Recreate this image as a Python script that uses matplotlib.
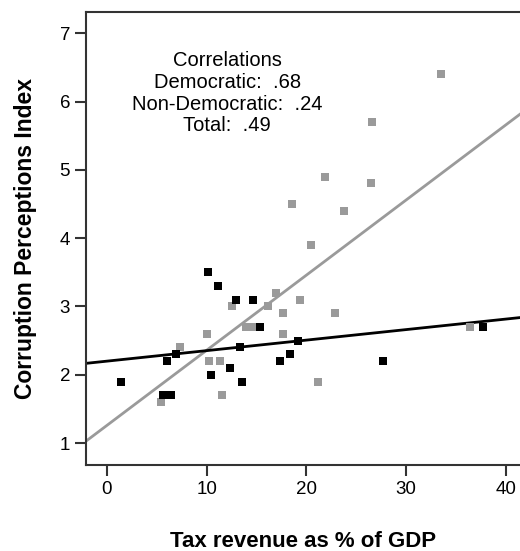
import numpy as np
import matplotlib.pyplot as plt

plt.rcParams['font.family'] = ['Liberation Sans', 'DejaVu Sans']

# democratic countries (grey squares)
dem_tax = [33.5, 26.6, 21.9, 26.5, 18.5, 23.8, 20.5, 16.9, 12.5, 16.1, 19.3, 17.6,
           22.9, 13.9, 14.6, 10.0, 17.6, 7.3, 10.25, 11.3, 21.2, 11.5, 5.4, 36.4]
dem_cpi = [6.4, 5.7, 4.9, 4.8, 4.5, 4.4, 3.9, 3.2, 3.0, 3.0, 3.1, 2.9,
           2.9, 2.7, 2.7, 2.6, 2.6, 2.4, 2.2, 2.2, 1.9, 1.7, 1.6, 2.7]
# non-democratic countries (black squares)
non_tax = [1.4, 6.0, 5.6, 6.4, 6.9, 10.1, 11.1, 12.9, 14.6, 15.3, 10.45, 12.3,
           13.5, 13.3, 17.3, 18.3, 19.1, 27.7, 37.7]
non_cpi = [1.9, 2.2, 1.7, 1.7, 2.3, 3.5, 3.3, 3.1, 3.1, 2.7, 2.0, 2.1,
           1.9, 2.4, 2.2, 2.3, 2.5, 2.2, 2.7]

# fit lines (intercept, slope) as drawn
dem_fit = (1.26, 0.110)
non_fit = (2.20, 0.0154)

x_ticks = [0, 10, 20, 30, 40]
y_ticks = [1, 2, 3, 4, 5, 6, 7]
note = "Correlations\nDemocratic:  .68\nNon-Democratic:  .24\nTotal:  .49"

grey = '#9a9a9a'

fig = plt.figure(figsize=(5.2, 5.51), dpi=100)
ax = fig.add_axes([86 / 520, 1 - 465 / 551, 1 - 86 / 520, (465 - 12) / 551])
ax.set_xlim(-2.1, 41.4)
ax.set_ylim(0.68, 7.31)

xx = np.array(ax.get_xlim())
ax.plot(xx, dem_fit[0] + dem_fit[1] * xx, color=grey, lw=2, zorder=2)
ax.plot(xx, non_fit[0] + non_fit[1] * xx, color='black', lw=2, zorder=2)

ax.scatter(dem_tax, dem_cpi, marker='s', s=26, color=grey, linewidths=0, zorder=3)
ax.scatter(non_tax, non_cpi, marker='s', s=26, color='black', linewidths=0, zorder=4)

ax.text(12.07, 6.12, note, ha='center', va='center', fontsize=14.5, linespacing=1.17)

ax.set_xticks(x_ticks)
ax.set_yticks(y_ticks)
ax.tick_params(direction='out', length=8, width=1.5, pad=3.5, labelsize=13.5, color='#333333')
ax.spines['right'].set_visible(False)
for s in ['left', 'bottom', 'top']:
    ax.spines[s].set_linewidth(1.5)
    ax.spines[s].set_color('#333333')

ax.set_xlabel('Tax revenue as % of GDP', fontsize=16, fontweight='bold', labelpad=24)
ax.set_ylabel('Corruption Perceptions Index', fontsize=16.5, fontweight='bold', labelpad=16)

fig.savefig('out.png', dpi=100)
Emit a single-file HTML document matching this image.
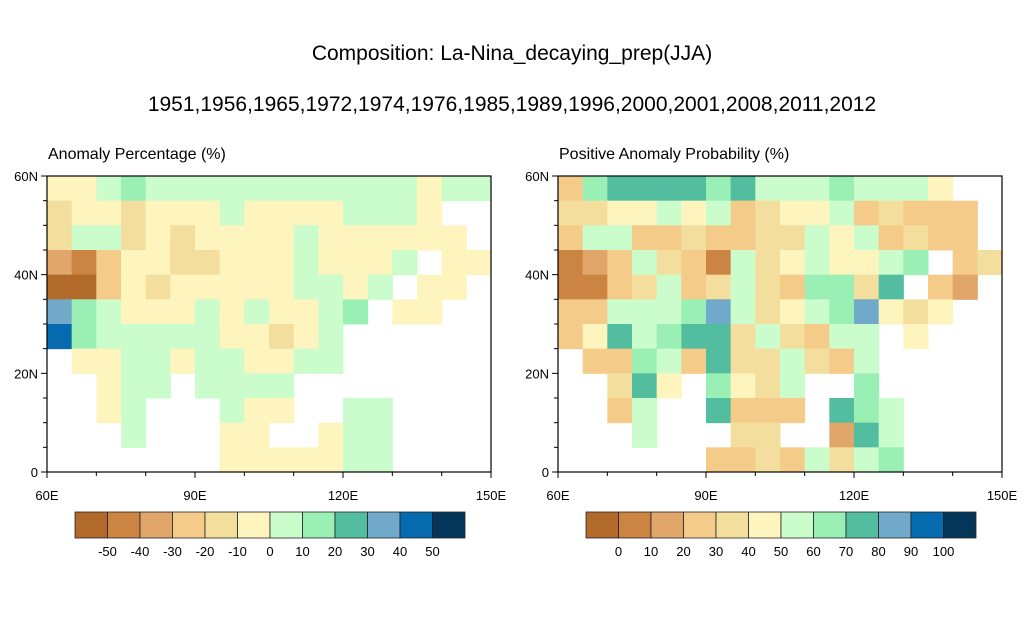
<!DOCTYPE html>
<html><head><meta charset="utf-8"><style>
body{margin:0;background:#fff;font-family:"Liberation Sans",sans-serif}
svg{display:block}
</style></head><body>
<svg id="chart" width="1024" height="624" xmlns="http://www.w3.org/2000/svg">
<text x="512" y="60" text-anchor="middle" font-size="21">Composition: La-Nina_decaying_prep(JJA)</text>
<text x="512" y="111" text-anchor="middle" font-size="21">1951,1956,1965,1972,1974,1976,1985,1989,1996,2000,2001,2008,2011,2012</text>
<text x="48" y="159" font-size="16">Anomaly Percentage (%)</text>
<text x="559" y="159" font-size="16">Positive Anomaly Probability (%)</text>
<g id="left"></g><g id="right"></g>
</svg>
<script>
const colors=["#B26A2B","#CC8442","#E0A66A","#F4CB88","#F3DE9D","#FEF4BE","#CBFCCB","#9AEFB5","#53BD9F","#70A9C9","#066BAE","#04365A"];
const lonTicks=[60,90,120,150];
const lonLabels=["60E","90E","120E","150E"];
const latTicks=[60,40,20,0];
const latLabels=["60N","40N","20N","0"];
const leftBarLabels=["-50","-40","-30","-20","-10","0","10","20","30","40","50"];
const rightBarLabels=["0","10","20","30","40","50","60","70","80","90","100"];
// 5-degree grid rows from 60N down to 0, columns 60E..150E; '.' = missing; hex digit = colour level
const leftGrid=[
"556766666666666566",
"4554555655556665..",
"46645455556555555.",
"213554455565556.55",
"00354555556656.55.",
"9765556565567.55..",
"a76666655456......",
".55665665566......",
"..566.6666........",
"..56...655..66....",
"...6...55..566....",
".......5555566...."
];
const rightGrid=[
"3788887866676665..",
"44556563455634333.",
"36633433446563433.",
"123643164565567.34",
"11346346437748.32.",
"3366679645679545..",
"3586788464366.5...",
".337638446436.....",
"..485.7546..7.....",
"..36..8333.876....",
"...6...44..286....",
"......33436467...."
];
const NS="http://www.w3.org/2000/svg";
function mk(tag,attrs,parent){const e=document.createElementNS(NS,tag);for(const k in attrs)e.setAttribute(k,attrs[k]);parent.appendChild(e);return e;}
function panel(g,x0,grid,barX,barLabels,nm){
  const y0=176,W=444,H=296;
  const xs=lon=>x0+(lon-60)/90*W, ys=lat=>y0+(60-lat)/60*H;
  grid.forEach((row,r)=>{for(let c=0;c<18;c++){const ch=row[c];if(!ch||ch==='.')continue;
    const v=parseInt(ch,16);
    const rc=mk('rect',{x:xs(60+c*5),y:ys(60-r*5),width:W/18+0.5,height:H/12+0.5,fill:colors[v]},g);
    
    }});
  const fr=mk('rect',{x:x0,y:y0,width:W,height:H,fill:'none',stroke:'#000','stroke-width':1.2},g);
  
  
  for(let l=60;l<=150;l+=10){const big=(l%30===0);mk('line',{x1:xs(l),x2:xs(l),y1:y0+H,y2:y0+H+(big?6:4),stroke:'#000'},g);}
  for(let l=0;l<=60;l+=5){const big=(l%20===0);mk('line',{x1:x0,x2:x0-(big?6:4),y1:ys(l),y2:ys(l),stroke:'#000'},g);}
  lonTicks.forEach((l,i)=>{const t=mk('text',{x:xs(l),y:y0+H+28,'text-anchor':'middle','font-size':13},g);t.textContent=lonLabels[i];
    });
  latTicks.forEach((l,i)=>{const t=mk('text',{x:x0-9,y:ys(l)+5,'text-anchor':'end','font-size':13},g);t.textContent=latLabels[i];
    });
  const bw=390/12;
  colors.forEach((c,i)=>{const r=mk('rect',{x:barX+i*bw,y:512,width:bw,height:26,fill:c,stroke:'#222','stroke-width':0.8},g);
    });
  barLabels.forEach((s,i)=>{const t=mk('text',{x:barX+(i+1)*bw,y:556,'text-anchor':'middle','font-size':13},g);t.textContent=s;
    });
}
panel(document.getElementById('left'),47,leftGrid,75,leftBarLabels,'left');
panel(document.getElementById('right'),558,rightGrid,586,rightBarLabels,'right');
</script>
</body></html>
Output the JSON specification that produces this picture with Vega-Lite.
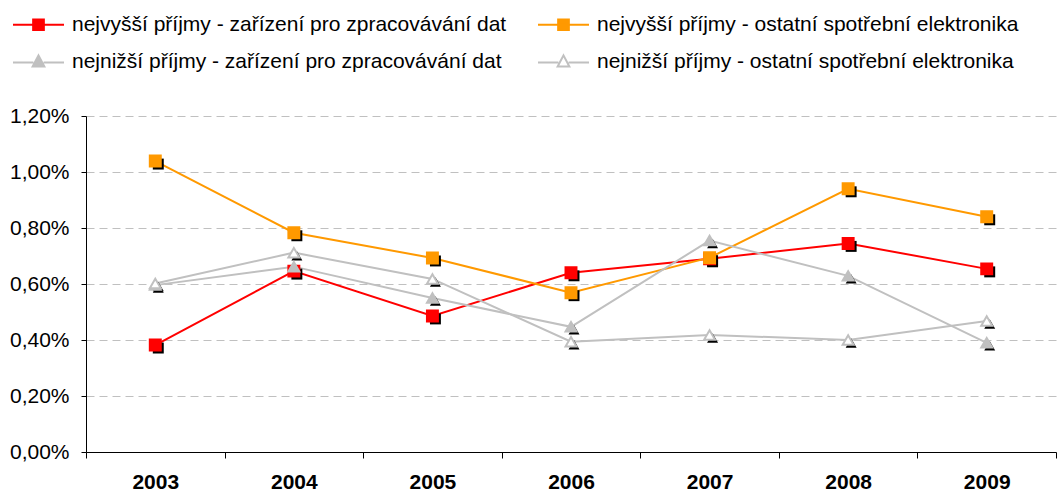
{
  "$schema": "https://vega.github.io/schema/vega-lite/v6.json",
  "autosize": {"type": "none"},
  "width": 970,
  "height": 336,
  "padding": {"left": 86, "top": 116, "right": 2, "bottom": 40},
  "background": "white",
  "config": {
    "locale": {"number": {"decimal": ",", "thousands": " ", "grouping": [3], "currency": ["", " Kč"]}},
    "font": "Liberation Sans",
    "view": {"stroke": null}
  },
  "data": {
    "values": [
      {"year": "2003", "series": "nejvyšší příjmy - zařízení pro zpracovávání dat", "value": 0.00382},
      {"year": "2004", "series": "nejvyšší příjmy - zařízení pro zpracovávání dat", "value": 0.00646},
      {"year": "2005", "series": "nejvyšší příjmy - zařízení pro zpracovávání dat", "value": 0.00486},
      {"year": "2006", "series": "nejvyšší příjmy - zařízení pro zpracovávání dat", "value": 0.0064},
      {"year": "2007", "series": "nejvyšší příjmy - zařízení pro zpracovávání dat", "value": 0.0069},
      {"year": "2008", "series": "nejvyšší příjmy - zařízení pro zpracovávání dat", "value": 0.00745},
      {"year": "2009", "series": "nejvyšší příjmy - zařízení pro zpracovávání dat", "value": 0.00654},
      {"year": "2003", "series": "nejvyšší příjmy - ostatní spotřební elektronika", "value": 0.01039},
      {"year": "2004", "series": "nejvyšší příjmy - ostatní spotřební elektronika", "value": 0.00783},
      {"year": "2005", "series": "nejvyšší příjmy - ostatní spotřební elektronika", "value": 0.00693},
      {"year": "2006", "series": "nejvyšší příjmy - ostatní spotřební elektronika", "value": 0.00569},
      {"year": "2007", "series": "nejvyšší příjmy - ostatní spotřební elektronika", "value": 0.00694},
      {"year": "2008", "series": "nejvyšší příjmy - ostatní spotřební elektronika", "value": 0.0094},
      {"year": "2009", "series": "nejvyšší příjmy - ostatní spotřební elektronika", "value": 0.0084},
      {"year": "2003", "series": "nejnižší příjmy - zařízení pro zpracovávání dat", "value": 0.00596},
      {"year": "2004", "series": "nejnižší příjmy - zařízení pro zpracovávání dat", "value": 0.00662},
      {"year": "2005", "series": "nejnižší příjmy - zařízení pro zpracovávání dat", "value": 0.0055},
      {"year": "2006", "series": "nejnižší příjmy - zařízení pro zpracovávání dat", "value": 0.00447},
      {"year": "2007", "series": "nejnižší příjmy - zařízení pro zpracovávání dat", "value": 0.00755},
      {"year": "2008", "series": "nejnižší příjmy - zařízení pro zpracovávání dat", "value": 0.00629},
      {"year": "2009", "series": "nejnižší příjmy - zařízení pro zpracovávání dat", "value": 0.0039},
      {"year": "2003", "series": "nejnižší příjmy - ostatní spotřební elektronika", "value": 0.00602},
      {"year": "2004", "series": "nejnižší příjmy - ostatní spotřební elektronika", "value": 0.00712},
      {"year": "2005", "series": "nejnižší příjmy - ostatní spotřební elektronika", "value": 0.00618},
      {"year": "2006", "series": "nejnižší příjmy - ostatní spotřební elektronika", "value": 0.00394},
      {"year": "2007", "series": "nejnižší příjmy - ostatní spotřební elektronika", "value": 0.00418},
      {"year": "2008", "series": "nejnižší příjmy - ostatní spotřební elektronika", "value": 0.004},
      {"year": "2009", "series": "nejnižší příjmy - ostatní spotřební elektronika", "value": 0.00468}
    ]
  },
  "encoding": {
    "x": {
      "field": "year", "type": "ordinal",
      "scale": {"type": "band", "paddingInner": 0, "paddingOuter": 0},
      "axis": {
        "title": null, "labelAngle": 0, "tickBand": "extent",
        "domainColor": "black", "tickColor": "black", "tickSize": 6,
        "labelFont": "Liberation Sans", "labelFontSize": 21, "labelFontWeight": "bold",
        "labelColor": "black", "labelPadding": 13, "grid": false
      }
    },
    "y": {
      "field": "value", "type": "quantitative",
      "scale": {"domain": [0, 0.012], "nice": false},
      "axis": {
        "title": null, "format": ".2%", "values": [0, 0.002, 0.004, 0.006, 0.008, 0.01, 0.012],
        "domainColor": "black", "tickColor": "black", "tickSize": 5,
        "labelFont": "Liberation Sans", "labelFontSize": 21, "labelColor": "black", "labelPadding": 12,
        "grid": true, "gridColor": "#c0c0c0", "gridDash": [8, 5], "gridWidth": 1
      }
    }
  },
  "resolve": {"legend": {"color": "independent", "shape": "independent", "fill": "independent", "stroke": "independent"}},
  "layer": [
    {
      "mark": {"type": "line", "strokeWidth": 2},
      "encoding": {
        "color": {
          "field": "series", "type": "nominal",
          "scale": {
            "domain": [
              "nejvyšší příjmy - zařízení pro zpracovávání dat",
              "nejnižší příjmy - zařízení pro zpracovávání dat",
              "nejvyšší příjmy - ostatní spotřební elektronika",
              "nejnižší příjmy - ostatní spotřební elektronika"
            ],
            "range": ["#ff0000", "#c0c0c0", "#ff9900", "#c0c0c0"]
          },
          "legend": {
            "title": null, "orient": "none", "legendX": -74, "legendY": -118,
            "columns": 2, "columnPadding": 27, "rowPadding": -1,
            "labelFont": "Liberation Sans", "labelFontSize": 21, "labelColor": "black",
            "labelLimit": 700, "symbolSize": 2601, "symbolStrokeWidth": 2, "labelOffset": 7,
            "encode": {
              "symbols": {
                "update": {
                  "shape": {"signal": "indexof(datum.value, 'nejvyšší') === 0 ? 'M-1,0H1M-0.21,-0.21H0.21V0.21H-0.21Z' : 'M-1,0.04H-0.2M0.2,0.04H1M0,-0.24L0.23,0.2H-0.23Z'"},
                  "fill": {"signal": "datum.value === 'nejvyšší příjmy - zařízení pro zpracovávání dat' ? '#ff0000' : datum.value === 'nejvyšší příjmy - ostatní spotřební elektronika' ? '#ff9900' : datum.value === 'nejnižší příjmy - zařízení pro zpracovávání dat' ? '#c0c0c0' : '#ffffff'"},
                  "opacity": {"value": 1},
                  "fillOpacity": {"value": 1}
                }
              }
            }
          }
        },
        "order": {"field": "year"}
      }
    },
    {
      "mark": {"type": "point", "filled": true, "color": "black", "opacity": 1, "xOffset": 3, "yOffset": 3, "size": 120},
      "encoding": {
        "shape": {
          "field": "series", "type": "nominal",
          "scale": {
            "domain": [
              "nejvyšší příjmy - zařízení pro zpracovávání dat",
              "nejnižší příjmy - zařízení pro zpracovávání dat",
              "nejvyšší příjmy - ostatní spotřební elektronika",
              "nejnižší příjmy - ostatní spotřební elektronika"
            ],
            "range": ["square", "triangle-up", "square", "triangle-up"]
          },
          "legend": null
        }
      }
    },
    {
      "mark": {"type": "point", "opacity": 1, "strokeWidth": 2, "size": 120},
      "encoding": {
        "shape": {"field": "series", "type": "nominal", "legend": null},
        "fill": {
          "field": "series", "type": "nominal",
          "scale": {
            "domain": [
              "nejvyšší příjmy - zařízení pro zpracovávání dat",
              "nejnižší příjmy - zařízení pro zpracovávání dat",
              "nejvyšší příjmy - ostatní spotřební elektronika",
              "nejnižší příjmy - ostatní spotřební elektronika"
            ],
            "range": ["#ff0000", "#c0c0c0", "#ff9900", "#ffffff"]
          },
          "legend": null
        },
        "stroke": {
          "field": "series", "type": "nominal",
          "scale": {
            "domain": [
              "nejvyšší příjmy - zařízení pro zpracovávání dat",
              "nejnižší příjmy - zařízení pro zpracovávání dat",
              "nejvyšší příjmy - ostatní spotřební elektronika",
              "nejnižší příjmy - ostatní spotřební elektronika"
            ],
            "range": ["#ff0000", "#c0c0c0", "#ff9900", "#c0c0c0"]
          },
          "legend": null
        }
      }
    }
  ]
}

GOAL:
Leave the pictures out and repeat exactly the lines from the beginning of the records to the line bearing "plt.rcParams['font.family'] = ['Liberation", both ends counted.

SOLUTION:
Recreate this image as a Python script that uses matplotlib.
import numpy as np
import matplotlib.pyplot as plt

plt.rcParams['font.family'] = ['Liberation Sans', 'DejaVu Sans']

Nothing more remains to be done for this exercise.